Downing jokes
I saw Stephen Hawking using an ATM. It is nice to see he had found someone before he shut down.
What does a blowjob from an 80-year-old and bungee jumps have in common?
You feel the rush, but don't look down.
The reason Stephen Hawkings died is probably because he fell off his wheelchair, and he must've pressed shut down by accident.
Why couldn't the kid with Down syndrome play football?
Because he got all the downs.
I invented a time-traveling machine and traveled back to Pangea. I warned the dinosaurs about the deadly asteroid. They told me, "It wasn't an asteroid... it was Pionel Pessi's penalty ball ricocheted from Mars that made them extinct." Tears ran down my face. Shame on you, Pessi!
When I was in high school, me and my friends would play with this girl who had Down syndrome.
We would get into a circle around her and say, "Nightmare, nightmare!"
I raped your mom. I flipped her upside down and called the position "wow."
If a person walks off a hundred-foot cliff and halfway down screams, "Why did I do that?" Then a second person walks off the same one-hundred-foot cliff and screams the same verse, "Why did I do that?" Then another person walks off the cliff and screams the same line, "Why did I do that," and the next person does the same thing. What do you call that?
(Stupid People)
There was a man in a tower, and the other man thought it was a girl, so he said, "Let down your long hair." He said, "OK, I will let my big, super long, hairy penis down for you to climb and suck." Then the other man said, "If you have such a long dick, suck it yourself. See ya, b*tch."

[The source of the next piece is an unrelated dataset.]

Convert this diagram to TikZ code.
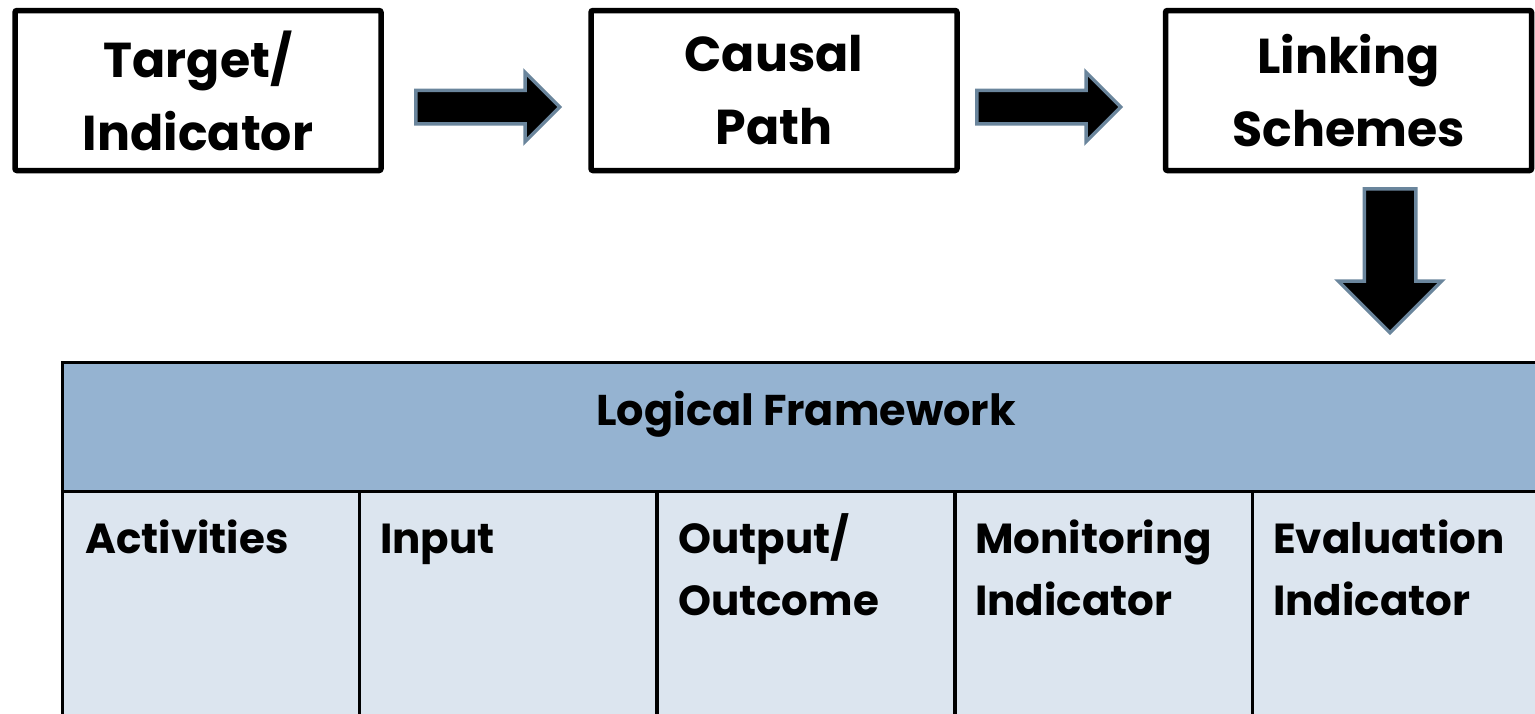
\documentclass[tikz,border=0pt]{standalone}
\usepackage{fontspec}
\setmainfont{Poppins}
\usetikzlibrary{shapes.arrows}

\definecolor{arrowedge}{RGB}{106,133,156}
\definecolor{headblue}{RGB}{149,179,209}
\definecolor{cellblue}{RGB}{220,229,239}

\tikzset{
  stagebox/.style={draw=black, line width=5.5pt, rounded corners=2pt, minimum width=366pt, minimum height=160pt,
    align=center, font=\fontsize{49}{73}\selectfont\bfseries},
  blockarrow/.style={single arrow, fill=black, draw=arrowedge, line width=3.5pt, inner sep=0pt, anchor=tail,
    text height=30pt, text depth=0pt, single arrow head extend=18pt, minimum height=144pt},
  celltext/.style={anchor=north west, align=left, inner sep=0pt,
    font=\fontsize{42}{62}\selectfont\bfseries}
}

\begin{document}
\begin{tikzpicture}[x=1pt,y=-1pt]
        \useasboundingbox (0,0) rectangle (1535,713);
        \clip (0,0) rectangle (1535,713);

        % top row
        \node[stagebox] (target) at (198,90.5) {Target/\\Indicator};
        \node[stagebox] (causal) at (774,90.5) {Causal\\Path};
        \node[stagebox] (linking) at (1348.5,90.5) {Linking\\Schemes};

        \node[blockarrow] (arr1) at (414,107) {};
        \node[blockarrow] (arr2) at (975,107) {};
        \node[blockarrow, text height=48pt, single arrow head extend=26pt, rotate=-90] (arr3) at (1390,187) {};

        % logical framework table
        \filldraw[fill=headblue, draw=black, line width=3pt] (62,362) rectangle (1550,491);
        \foreach \x in {62,359,657,955,1252}
            \filldraw[fill=cellblue, draw=black, line width=3pt] (\x,491) rectangle ++(297.5,260);

        \node[anchor=base, inner sep=0pt, font=\fontsize{43}{62}\selectfont\bfseries] (frame) at (806,425) {Logical Framework};

        \node[celltext] (act) at (85,510) {\strut Activities};
        \node[celltext] (inp) at (380,510) {\strut Input};
        \node[celltext] (out) at (678,510) {\strut Output/\\Outcome};
        \node[celltext] (mon) at (975,510) {\strut Monitoring\\Indicator};
        \node[celltext] (eva) at (1273,510) {\strut Evaluation\\Indicator};
\end{tikzpicture}
\end{document}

What do a blackjack dealer and my uncle have in common?
They both hit me face down on the table.
What's red, green, and slimy and slides down the chip shop window?
Abortion of chips.
What's the name for a short legged tramp?
A low-down bum.
I was riding my bike down the road!
When a car started coming, I started running.
It put me in a crash with my elbow through my ass! ;)
Two pencils walking down the street.
Which one hasn’t got AIDS?
The one with the rubber on.
"Knock Knock"
"Who's there?"
"John."
"John who?"
John broke down into tears as his Mother's Alzheimer's had gotten progressively worse.
When your wife gets pregnant and you don't want a kid, just come on down to Momma Mia's Pizzeria and abortion clinic!
What takes knowledge to do and also takes knowledge away?
Looking down the barrel and pulling the trigger. 😂
Why can't orphans become famous?
Because it will become easier for Technoblade to track them down.
Yo mama so old, on her birth certificate it said "expired."
Yo mama so fat, when she sat on a rainbow, Skittles popped out.
Yo mama so fat, when she sat on Walmart, the prices went down.
Yo mama so poor, she chases a garbage truck with a shopping list.
Yo mama so ugly, she made the devil go to church.
A man walks into a skyscraper bar and takes a shot of tequila and jumps out of a window. An onlooker watches this and is scared, but what scared him most is when the same man who jumped came back up again 10 minutes later.
The onlooker who is amazed asked the man how he was still alive, and the man said with a drunk, slurred voice, “I don’t know, every time I take a shot and jump I float right before I hit the ground!” The man demonstrates and as he said floated down and came back up to the bar. The onlooker says that he must try, slams a shot of tequila and jumps SPLAT!
The bartender looks at the first man and says, “Your an a**hole when your drunk, Superman.”